3. A argumentação do TAS deixou, contudo, uma “porta aberta” ao recurso individual dos atletas russos. Não pode, em todo o caso, deixar de recordar-se que, ainda que os atletas não tenham sido directamente implicados na sanção dirigida ao CPR, a verdade é que a consequência desta sanção é uma proibição de competir nos Jogos Paralímpicos para todos os atletas russos (sem qualquer excepção).

Esta linha argumentativa ainda não foi ensaiada, mas houve um pedido dirigido ao CPI por mais de 175 atletas russos no sentido de participarem nos Jogos Paralímpicos como atletas “neutrais”, que foi, porém, prontamente rejeitado a 1 de Setembro de 2016. O próximo passo (se os atletas russos assim entenderem) é o recurso de decisão para o TAS, tendo este último uma tarefa bem espinhosa.
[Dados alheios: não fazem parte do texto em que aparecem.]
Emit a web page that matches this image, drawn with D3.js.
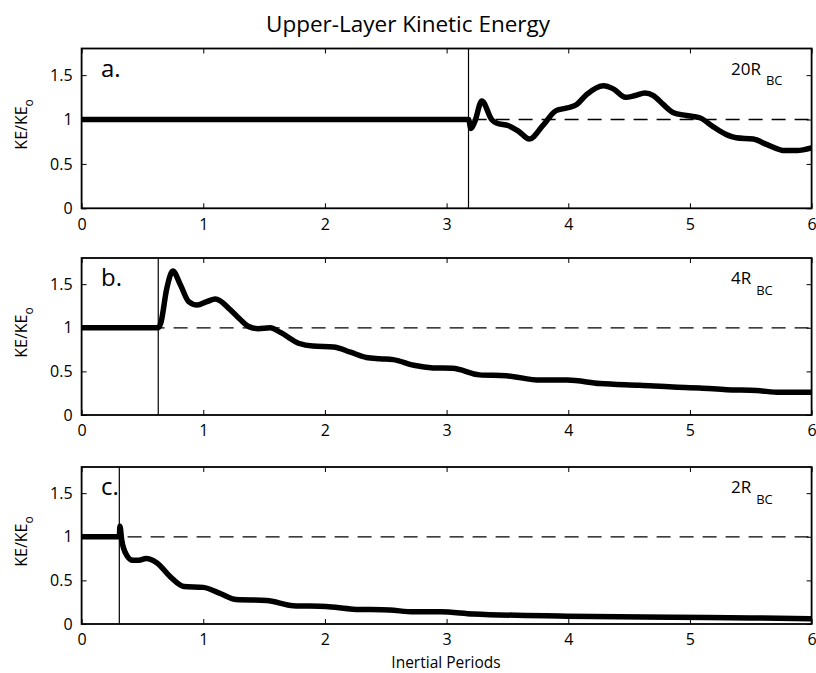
<!DOCTYPE html>
<html>
<head>
<meta charset="utf-8">
<script src="https://cdn.jsdelivr.net/npm/d3@7/dist/d3.min.js"></script>
<style>
  body { margin: 0; background: #fff; }
  svg text { font-family: "Open Sans", sans-serif; fill: #000; }
</style>
</head>
<body>
<svg id="chart" width="816" height="673"></svg>
<script>
// ---- data ----
const xTicks = [0, 1, 2, 3, 4, 5, 6];
const yTicks = [0, 0.5, 1, 1.5];
const panelTags = ["a.", "b.", "c."];
const radiusLabels = ["20R", "4R", "2R"];
const onsetTimes = [3.18, 0.63, 0.31];

// a. 20 R_BC
const timeA = [0, 3.18, 3.20, 3.23, 3.29, 3.37, 3.41, 3.51, 3.59, 3.68, 3.79, 3.90, 3.99, 4.07, 4.15, 4.29,
  4.37, 4.47, 4.55, 4.63, 4.70, 4.78, 4.86, 4.97, 5.08, 5.19, 5.30, 5.38, 5.52, 5.63, 5.78, 5.88, 6.0];
const keA = [1, 1, 0.90, 0.97, 1.21, 1.00, 0.96, 0.93, 0.87, 0.78, 0.93, 1.10, 1.13, 1.17, 1.28, 1.38,
  1.345, 1.25, 1.27, 1.30, 1.27, 1.17, 1.08, 1.045, 1.02, 0.92, 0.83, 0.795, 0.78, 0.72, 0.65, 0.65, 0.68];

// b. 4 R_BC
const timeB = [0, 0.63, 0.65, 0.70, 0.75, 0.81, 0.88, 0.95, 1.03, 1.10, 1.22, 1.30, 1.38, 1.45, 1.55, 1.63,
  1.79, 1.90, 2.07, 2.21, 2.34, 2.45, 2.56, 2.73, 2.89, 3.05, 3.27, 3.49, 3.77, 3.99, 4.26, 4.59, 4.86,
  5.08, 5.30, 5.55, 5.74, 6.0];
const keB = [1, 1, 1.05, 1.45, 1.65, 1.50, 1.30, 1.26, 1.30, 1.33, 1.21, 1.10, 1.01, 0.99, 1.00, 0.95,
  0.82, 0.79, 0.78, 0.72, 0.66, 0.645, 0.635, 0.57, 0.54, 0.535, 0.46, 0.45, 0.40, 0.40, 0.36, 0.34, 0.32,
  0.31, 0.29, 0.28, 0.26, 0.26];

// c. 2 R_BC
const timeC = [0, 0.31, 0.315, 0.33, 0.37, 0.42, 0.47, 0.53, 0.62, 0.73, 0.84, 1.0, 1.14, 1.27, 1.52, 1.74,
  2.01, 2.23, 2.53, 2.73, 2.95, 3.22, 3.99, 4.86, 5.5, 6.0];
const keC = [1, 1, 1.12, 0.96, 0.79, 0.73, 0.73, 0.75, 0.70, 0.54, 0.43, 0.42, 0.35, 0.28, 0.27, 0.21,
  0.20, 0.17, 0.16, 0.14, 0.14, 0.115, 0.09, 0.077, 0.07, 0.06];

const series = [[timeA, keA], [timeB, keB], [timeC, keC]];

// ---- layout ----
const svg = d3.select("#chart");
const plotLeft = 81.6, plotRight = 811.6;
const panelTops = [48.5, 258, 467];
const panelBottoms = [208.3, 415, 624];
const TICK = 5;

const x = d3.scaleLinear().domain([0, 6]).range([plotLeft, plotRight]);

svg.append("text")
  .attr("x", 408).attr("y", 32)
  .attr("text-anchor", "middle")
  .style("font-size", "22.5px")
  .text("Upper-Layer Kinetic Energy");

series.forEach((s, i) => {
  const top = panelTops[i], bottom = panelBottoms[i];
  const y = d3.scaleLinear().domain([0, 1.8]).range([bottom, top]);
  const g = svg.append("g").attr("class", "panel");

  // reference line at KE/KE0 = 1
  g.append("line")
    .attr("x1", x(0)).attr("x2", x(6))
    .attr("y1", y(1)).attr("y2", y(1))
    .attr("stroke", "#000").attr("stroke-width", 1.3)
    .attr("stroke-dasharray", "14,9");

  // onset marker
  g.append("line")
    .attr("x1", x(onsetTimes[i])).attr("x2", x(onsetTimes[i]))
    .attr("y1", top).attr("y2", bottom)
    .attr("stroke", "#000").attr("stroke-width", 1.2);

  const pts = s[0].map((t, k) => [t, s[1][k]]);
  g.append("path")
    .datum(pts)
    .attr("fill", "none")
    .attr("stroke", "#000")
    .attr("stroke-width", 5.5)
    .attr("stroke-linejoin", "round")
    .attr("d", d3.line()
      .x(d => x(d[0]))
      .y(d => y(d[1]))
      .curve(d3.curveMonotoneX));

  // axes, inward ticks on all four sides (matlab box)
  const xAxis = g.append("g")
    .attr("transform", `translate(0,${bottom})`)
    .call(d3.axisBottom(x).tickValues(xTicks).tickSizeInner(-TICK).tickSizeOuter(0).tickPadding(10).tickFormat(d3.format("d")));
  const yAxis = g.append("g")
    .attr("transform", `translate(${plotLeft},0)`)
    .call(d3.axisLeft(y).tickValues(yTicks).tickSizeInner(-TICK).tickSizeOuter(0).tickPadding(9).tickFormat(d => d));
  const topAxis = g.append("g")
    .attr("transform", `translate(0,${top})`)
    .call(d3.axisTop(x).tickValues(xTicks).tickSizeInner(-TICK).tickSizeOuter(0).tickFormat(""));
  const rightAxis = g.append("g")
    .attr("transform", `translate(${plotRight},0)`)
    .call(d3.axisRight(y).tickValues(yTicks).tickSizeInner(-TICK).tickSizeOuter(0).tickFormat(""));

  [xAxis, yAxis, topAxis, rightAxis].forEach(a => {
    a.select(".domain").remove();
    a.selectAll(".tick line").attr("stroke", "#000").attr("stroke-width", 1);
    a.selectAll("text").style("font-size", "16px").style("font-family", '"Open Sans", sans-serif').attr("fill", "#000");
  });

  g.append("rect")
    .attr("x", plotLeft).attr("y", top)
    .attr("width", plotRight - plotLeft).attr("height", bottom - top)
    .attr("fill", "none").attr("stroke", "#000").attr("stroke-width", 1.8);

  // panel tag
  g.append("text")
    .attr("x", 101).attr("y", top + 28)
    .style("font-size", "24px")
    .text(panelTags[i]);

  // radius label with subscript
  const rl = g.append("text")
    .attr("x", 731).attr("y", top + 26)
    .style("font-size", "17px");
  rl.append("tspan").text(radiusLabels[i]);
  rl.append("tspan").attr("dx", 5).attr("dy", 10.5).style("font-size", "13px").text("BC");

  // y label
  const yl = g.append("text")
    .attr("transform", `translate(27,${(top + bottom) / 2 - 4}) rotate(-90)`)
    .attr("text-anchor", "middle")
    .style("font-size", "16px");
  yl.append("tspan").text("KE/KE");
  yl.append("tspan").attr("dy", 6).style("font-size", "12px").text("o");
});

svg.append("text")
  .attr("x", 446).attr("y", 668)
  .attr("text-anchor", "middle")
  .style("font-size", "15.5px")
  .text("Inertial Periods");
</script>
</body>
</html>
Neste contexto é importante referir que existiu por parte do CPR, a 31 de Agosto de 2016, a tentativa de obter tutela junto do Tribunal Federal suíço (TFS) por intermédio de uma providência cautelar, a qual não logrou a obter o esperado sucesso imediato, sendo que a decisão final do TFS sobre o litígio já não será proferida antes do início dos Jogos Paralímpicos.  

4. É, igualmente, relevante mencionar que Vladimir Putin anunciou que para ultrapassar esta medida sancionatória será criada uma competição exclusivamente destinada aos atletas russos excluídos dos Jogos Paralímpicos. Esta circunstância deve ser vista como um contra-ataque à mais que provável exclusão (definitiva) dos atletas russos dos Jogos Paralímpicos.

Remete-nos, contudo, para outro problema. Não é inteiramente claro de que tipo de competição se trata. Será uma competição concorrente aos Jogos Paralímpicos ou, por exemplo, uma nova competição nacional organizada pelo CPR ou pelo Estado?

A questão está, por um lado, em saber como conciliar a suspensão do CPR com a organização desta competição. Na verdade, resta saber se, com uma certa atitude persecutória, o CPI poderá considerar que se trata de uma “competição selvagem” e não reconhecida, desde logo, porque o próprio CPR se encontra suspenso.

É, por outro lado, importante saber se estamos aqui perante uma manifestação desportiva exclusivamente organizada pelo Estado. Com efeito, pode, no limite, estar aqui em causa o “princípio da promoção da auto-organização” do Desporto Paralímpico previsto do capítulo 1.1 do Guia do CPR (que consubstancia os seus estatutos).

Em suma, o que se deve reter é que estamos aqui perante uma situação frustrante para um conjunto de atletas russos que pretendem participar nos Jogos Paralímpicos em que, seguindo a sabedoria popular, “paga o justo pelo pecador”. Esta circunstância é preocupante em qualquer Estado de Direito.